* _Task details_
Copy the lines from the start of the records below through the line containing "import plotly.graph_objects as go", both included, and leave out the pictures.

>> Start

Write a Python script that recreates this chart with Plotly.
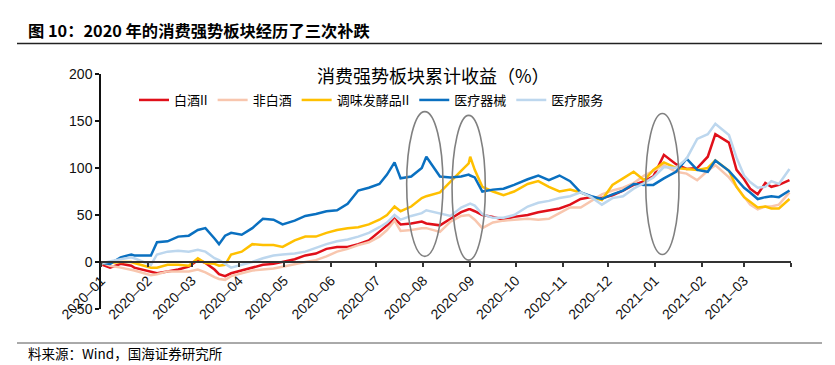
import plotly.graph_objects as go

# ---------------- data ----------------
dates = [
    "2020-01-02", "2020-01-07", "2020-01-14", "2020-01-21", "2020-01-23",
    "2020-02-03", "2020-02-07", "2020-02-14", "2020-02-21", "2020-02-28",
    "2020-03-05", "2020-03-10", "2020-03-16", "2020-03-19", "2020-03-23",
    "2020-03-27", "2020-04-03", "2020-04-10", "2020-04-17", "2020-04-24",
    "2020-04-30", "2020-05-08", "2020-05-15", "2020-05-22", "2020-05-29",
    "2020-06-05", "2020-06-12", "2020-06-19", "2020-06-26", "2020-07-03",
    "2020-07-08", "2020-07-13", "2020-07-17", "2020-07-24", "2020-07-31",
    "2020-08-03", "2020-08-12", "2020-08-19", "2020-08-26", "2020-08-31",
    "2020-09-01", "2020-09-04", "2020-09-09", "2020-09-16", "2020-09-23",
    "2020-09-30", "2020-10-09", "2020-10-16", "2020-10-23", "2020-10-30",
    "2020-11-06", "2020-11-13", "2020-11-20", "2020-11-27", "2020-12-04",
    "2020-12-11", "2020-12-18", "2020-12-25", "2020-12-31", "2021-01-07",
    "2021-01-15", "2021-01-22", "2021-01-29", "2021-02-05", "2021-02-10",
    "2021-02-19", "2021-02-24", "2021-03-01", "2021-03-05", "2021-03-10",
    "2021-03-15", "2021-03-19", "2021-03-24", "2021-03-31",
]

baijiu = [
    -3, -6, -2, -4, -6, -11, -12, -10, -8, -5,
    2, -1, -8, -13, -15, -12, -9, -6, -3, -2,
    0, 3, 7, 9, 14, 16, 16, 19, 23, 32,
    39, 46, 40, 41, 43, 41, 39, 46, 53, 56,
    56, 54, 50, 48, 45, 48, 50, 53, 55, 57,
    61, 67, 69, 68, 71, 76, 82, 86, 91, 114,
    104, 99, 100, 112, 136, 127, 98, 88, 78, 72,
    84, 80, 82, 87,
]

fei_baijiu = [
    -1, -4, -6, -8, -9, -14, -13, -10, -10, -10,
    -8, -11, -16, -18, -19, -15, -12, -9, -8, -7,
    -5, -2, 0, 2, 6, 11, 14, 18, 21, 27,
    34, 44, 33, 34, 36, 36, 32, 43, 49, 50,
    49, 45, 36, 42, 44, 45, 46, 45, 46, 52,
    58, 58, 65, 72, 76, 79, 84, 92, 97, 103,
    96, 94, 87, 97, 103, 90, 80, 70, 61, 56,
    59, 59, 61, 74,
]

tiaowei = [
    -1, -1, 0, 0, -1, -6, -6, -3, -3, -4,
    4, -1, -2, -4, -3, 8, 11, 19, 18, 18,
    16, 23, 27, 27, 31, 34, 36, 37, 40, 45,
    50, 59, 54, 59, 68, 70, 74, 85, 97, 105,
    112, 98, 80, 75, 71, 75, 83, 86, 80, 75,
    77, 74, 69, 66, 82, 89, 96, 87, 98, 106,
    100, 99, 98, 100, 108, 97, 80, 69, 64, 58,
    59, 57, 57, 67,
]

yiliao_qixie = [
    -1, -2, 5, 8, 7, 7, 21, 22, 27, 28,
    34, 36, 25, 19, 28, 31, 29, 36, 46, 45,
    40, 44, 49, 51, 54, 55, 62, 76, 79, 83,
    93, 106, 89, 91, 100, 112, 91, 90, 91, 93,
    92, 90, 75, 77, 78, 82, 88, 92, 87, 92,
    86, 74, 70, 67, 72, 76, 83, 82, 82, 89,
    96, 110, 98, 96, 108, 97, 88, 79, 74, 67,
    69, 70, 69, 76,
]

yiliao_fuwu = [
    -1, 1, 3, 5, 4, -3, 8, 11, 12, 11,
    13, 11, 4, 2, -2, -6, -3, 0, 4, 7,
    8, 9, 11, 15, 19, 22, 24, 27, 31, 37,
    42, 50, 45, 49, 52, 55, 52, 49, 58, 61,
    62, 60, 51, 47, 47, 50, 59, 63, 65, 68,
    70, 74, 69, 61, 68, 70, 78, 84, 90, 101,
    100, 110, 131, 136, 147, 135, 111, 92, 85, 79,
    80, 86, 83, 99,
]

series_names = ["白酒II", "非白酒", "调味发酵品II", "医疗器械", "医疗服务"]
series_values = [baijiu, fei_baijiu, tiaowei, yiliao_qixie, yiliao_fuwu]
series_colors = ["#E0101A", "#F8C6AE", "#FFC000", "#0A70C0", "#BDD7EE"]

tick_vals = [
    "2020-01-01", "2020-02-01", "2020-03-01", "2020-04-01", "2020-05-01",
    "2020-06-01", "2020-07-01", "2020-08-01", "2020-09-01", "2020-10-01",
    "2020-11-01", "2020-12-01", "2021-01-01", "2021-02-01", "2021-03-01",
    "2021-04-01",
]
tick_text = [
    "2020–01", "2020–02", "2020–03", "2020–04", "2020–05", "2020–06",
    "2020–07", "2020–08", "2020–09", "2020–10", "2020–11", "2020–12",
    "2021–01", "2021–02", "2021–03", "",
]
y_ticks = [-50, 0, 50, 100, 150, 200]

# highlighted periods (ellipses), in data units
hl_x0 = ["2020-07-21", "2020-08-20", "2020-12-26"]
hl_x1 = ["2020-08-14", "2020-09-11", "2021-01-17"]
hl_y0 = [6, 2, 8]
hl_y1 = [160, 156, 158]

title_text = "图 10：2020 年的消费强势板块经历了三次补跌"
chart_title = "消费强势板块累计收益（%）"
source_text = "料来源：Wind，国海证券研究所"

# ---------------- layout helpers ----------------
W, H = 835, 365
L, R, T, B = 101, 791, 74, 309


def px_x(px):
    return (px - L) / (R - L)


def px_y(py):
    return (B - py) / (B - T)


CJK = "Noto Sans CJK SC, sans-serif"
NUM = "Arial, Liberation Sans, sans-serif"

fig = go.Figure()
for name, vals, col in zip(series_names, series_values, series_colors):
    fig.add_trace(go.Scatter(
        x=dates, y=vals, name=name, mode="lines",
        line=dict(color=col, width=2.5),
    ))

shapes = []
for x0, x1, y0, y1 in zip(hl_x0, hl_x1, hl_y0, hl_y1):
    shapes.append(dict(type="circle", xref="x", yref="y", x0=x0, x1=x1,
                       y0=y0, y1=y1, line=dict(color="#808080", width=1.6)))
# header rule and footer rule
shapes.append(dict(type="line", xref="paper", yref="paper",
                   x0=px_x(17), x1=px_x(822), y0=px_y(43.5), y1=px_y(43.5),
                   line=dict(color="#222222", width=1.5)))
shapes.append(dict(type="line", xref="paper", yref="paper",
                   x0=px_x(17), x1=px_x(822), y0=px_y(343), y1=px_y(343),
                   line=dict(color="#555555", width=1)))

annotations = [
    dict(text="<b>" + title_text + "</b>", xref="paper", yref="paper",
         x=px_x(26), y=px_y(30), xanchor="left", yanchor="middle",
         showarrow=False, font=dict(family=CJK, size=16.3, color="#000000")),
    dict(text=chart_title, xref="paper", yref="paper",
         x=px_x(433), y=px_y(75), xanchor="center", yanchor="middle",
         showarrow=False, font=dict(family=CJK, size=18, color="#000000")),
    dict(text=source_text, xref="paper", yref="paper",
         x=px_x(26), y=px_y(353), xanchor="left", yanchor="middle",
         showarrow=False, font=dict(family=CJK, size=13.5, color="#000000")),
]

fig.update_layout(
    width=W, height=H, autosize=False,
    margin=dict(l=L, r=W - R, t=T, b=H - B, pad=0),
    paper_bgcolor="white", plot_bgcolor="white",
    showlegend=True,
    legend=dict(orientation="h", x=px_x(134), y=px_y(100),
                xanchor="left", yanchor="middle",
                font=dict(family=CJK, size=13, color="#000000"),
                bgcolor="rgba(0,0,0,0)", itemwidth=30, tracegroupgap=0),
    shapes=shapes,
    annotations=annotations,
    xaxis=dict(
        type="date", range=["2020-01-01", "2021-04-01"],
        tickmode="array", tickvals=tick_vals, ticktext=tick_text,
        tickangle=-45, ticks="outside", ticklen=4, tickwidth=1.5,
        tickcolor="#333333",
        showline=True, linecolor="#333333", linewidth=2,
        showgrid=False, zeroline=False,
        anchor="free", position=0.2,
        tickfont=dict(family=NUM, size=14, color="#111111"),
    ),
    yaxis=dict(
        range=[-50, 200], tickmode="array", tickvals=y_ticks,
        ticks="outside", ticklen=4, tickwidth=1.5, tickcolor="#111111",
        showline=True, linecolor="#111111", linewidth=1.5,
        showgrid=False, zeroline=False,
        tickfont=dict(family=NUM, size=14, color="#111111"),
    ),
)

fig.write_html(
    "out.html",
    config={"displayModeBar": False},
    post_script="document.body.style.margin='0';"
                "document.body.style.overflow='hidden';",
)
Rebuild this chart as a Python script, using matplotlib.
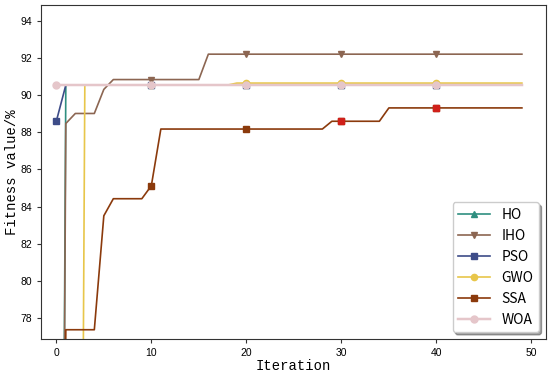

>> End

* _Answer to the problem_
Write a Python script that recreates this chart with Plotly.
import plotly.graph_objects as go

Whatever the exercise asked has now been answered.